Maggie and I decided that we should put a careful toe in the water and own a hotel locally to see what it was like. As it happened, there was a nine-hole golf course with planning permission to build a small hotel on our doorstep, so we took hold of the concept and started work. It was all pretty straightforward to begin with, and Maggie found that she could do it and liked doing it. As the Donnington Valley Hotel & Spa rose from the ground, the nine holes became eighteen and activity commenced. Since then, the initial fifty rooms have been expanded to 115 and a very attractive wedding barn added, with Emily as the designer. It is the location of choice in this region for brides-to-be.
In one of the cyclic economic downturns, an old lodge that had been converted to a hotel became available, so of course, we bought it and then set about turning it into a five-star hotel with the French concept of “restaurant avec chambres,” the restaurant taking pride of place but with twenty-eight rooms, later increased to fifty, just in case they might be needed after dinner. The Vineyard USP was to be the prime UK watering hole for those interested in wine and particularly wine from California, with three thousand bins and a cellar comprising thirty thousand bottles. Jancis Robinson termed it a “cathedral to California,” and we lived up to that reputation. As I write this, we will be celebrating twenty-five years of the Vineyard later this evening with a well-attended party.

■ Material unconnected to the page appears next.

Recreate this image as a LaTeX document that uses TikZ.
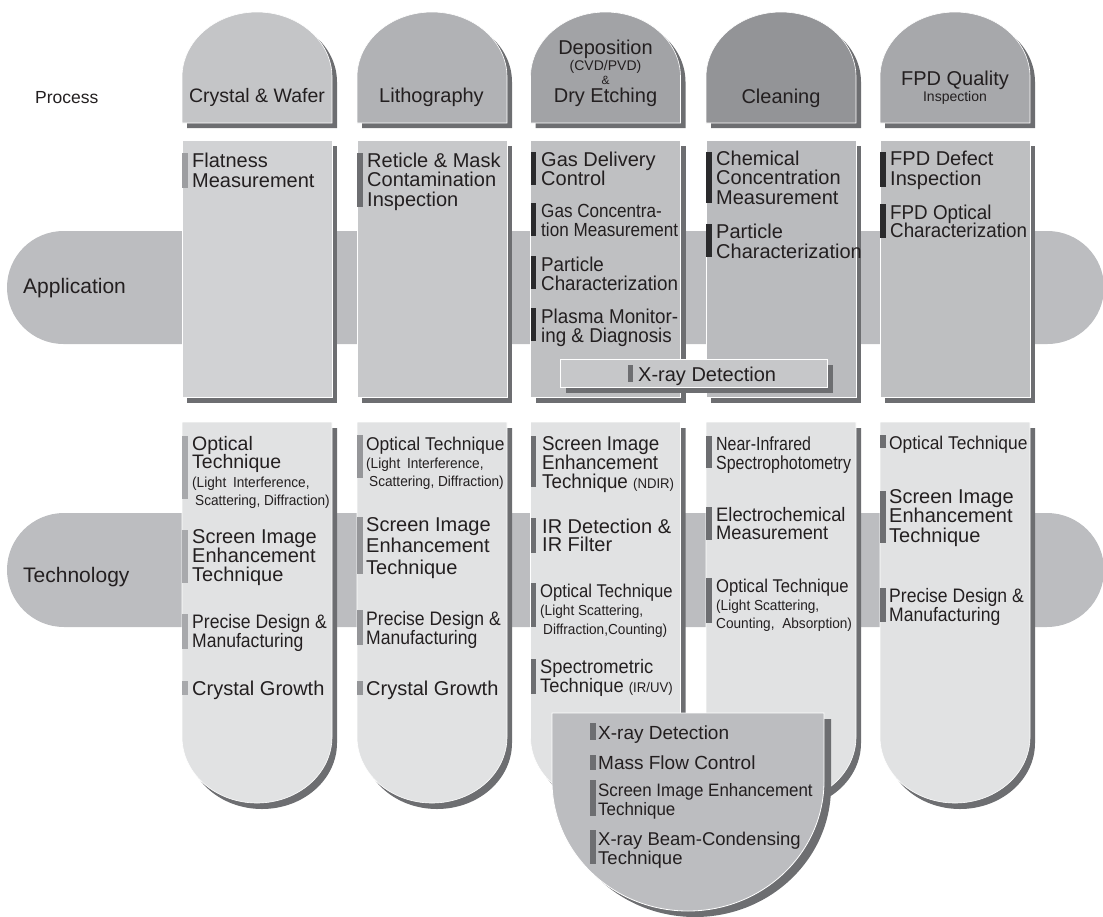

About now, Paul was invited to a local dinner party where he met an exceptionally beautiful English rose called Emily, the daughter of friends, and over the summers of 1995–96 courted her, culminating in a proposal where the girl said yes. We were all delighted. From then on, two important things happened: Emily started to have children, and as a couple, they operated perfectly together as one. She brought so much to our rather traditional family and livened things up enormously. She also gave birth to Elliot and Mylo, two boys born on the same date six years apart, and the first girl in the family for a while, my granddaughter, Anna, who is quite as beautiful as her mother.